* start *

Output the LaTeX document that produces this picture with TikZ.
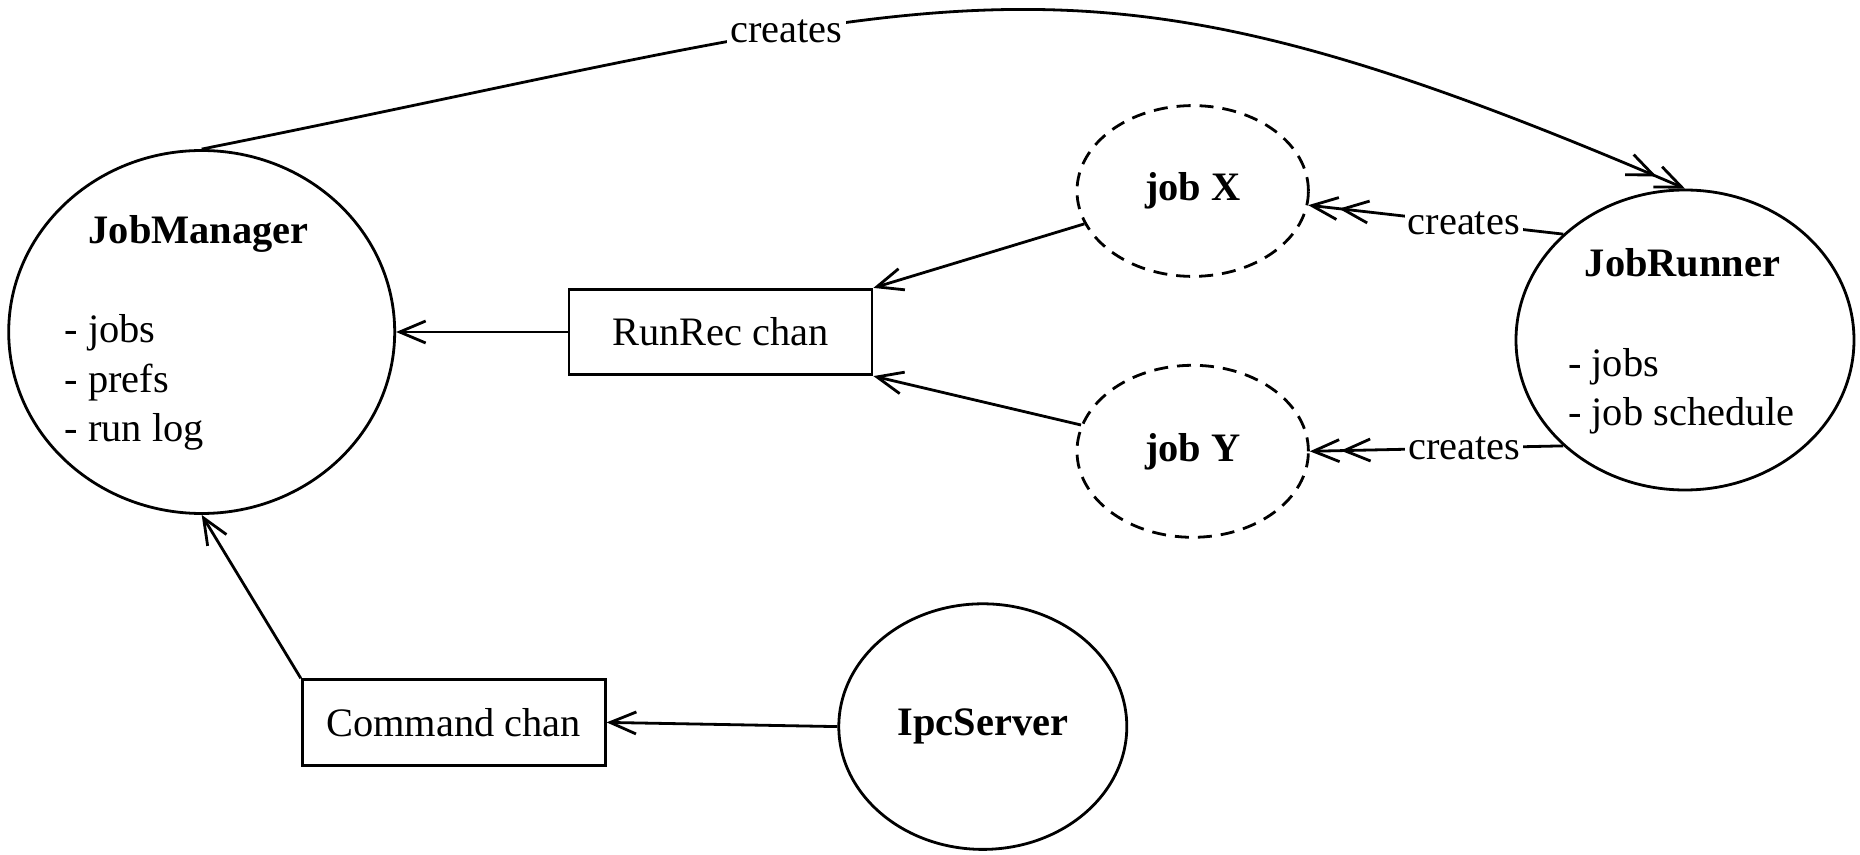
\documentclass[tikz,border=0pt]{standalone}
\usepackage{fontspec}
\setmainfont{Liberation Serif}
\usetikzlibrary{shapes.geometric,arrows.meta}
\begin{document}
\begin{tikzpicture}[x=0.5pt,y=-0.5pt, line width=1.4pt,
  font=\fontsize{20.2pt}{24.5pt}\selectfont,
  txt/.style={inner sep=0pt},
  ell/.style={draw, ellipse, inner sep=0pt},
  dell/.style={ell, dash pattern=on 7pt off 4.5pt},
  box/.style={draw, rectangle, inner sep=0pt, minimum width=151.5pt, minimum height=42.7pt},
  arr/.style={-{Straight Barb[length=13pt,width=11pt]}},
  darr/.style={-{Straight Barb[length=13pt,width=11pt] Straight Barb[length=13pt,width=11pt]}},
  lbl/.style={fill=white, inner sep=1.5pt}
]
\useasboundingbox (0,0) rectangle (1860,855);

\node[ell, minimum width=193pt, minimum height=181.5pt] (jm) at (201.7,332) {};
\node[ell, minimum width=169pt, minimum height=150pt] (jr) at (1685,340) {};
\node[dell, minimum width=115.7pt, minimum height=85.4pt] (jx) at (1192.7,191) {\textbf{job X}};
\node[dell, minimum width=115.7pt, minimum height=86pt] (jy) at (1192.7,451.3) {\textbf{job Y}};
\node[ell, minimum width=144pt, minimum height=122.8pt] (ipc) at (982.8,726.6) {\textbf{IpcServer}};
\node[box] (rr) at (720.5,332) {RunRec chan};
\node[box] (cc) at (453.7,722.4) {Command chan};

\node[txt, anchor=base] (jmt) at (198.7,243.3) {\textbf{JobManager}};
\node[txt, anchor=base west] (jm1) at (63.3,343) {- jobs};
\node[txt, anchor=base west] (jm2) at (63.3,392.5) {- prefs};
\node[txt, anchor=base west] (jm3) at (63.3,442) {- run log};

\node[txt, anchor=base] (jrt) at (1682.5,276.7) {\textbf{JobRunner}};
\node[txt, anchor=base west] (jr1) at (1566.7,376.7) {- jobs};
\node[txt, anchor=base west] (jr2) at (1566.7,425.5) {- job schedule};

\draw[darr] (jm.north) .. controls (975,-6) and (1060,-80) .. node[lbl, pos=0.33] {creates} (jr.north);
\draw[arr] (jx) -- (rr.north east);
\draw[arr] (jy) -- (rr.south east);
\draw[arr] (rr.west) -- (jm.east);
\draw[arr] (cc.north west) -- (jm.south);
\draw[arr] (ipc.west) -- (cc.east);
\draw[darr] (jr.139) -- node[lbl, pos=0.39] {creates} (jx.353);
\draw[darr] (jr.221) -- node[lbl, pos=0.39] {creates} (jy.0);
\end{tikzpicture}
\end{document}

* end *

INSTRUCTIONS TO FOLLOW:
Starting with the first line of the data above and ending with the line containing "anchor=base west] (jr2)", please restate every line exactly, leaving images out.

FINAL RESULT:
Output the LaTeX document that produces this picture with TikZ.
\documentclass[tikz,border=0pt]{standalone}
\usepackage{fontspec}
\setmainfont{Liberation Serif}
\usetikzlibrary{shapes.geometric,arrows.meta}
\begin{document}
\begin{tikzpicture}[x=0.5pt,y=-0.5pt, line width=1.4pt,
  font=\fontsize{20.2pt}{24.5pt}\selectfont,
  txt/.style={inner sep=0pt},
  ell/.style={draw, ellipse, inner sep=0pt},
  dell/.style={ell, dash pattern=on 7pt off 4.5pt},
  box/.style={draw, rectangle, inner sep=0pt, minimum width=151.5pt, minimum height=42.7pt},
  arr/.style={-{Straight Barb[length=13pt,width=11pt]}},
  darr/.style={-{Straight Barb[length=13pt,width=11pt] Straight Barb[length=13pt,width=11pt]}},
  lbl/.style={fill=white, inner sep=1.5pt}
]
\useasboundingbox (0,0) rectangle (1860,855);

\node[ell, minimum width=193pt, minimum height=181.5pt] (jm) at (201.7,332) {};
\node[ell, minimum width=169pt, minimum height=150pt] (jr) at (1685,340) {};
\node[dell, minimum width=115.7pt, minimum height=85.4pt] (jx) at (1192.7,191) {\textbf{job X}};
\node[dell, minimum width=115.7pt, minimum height=86pt] (jy) at (1192.7,451.3) {\textbf{job Y}};
\node[ell, minimum width=144pt, minimum height=122.8pt] (ipc) at (982.8,726.6) {\textbf{IpcServer}};
\node[box] (rr) at (720.5,332) {RunRec chan};
\node[box] (cc) at (453.7,722.4) {Command chan};

\node[txt, anchor=base] (jmt) at (198.7,243.3) {\textbf{JobManager}};
\node[txt, anchor=base west] (jm1) at (63.3,343) {- jobs};
\node[txt, anchor=base west] (jm2) at (63.3,392.5) {- prefs};
\node[txt, anchor=base west] (jm3) at (63.3,442) {- run log};

\node[txt, anchor=base] (jrt) at (1682.5,276.7) {\textbf{JobRunner}};
\node[txt, anchor=base west] (jr1) at (1566.7,376.7) {- jobs};
\node[txt, anchor=base west] (jr2) at (1566.7,425.5) {- job schedule};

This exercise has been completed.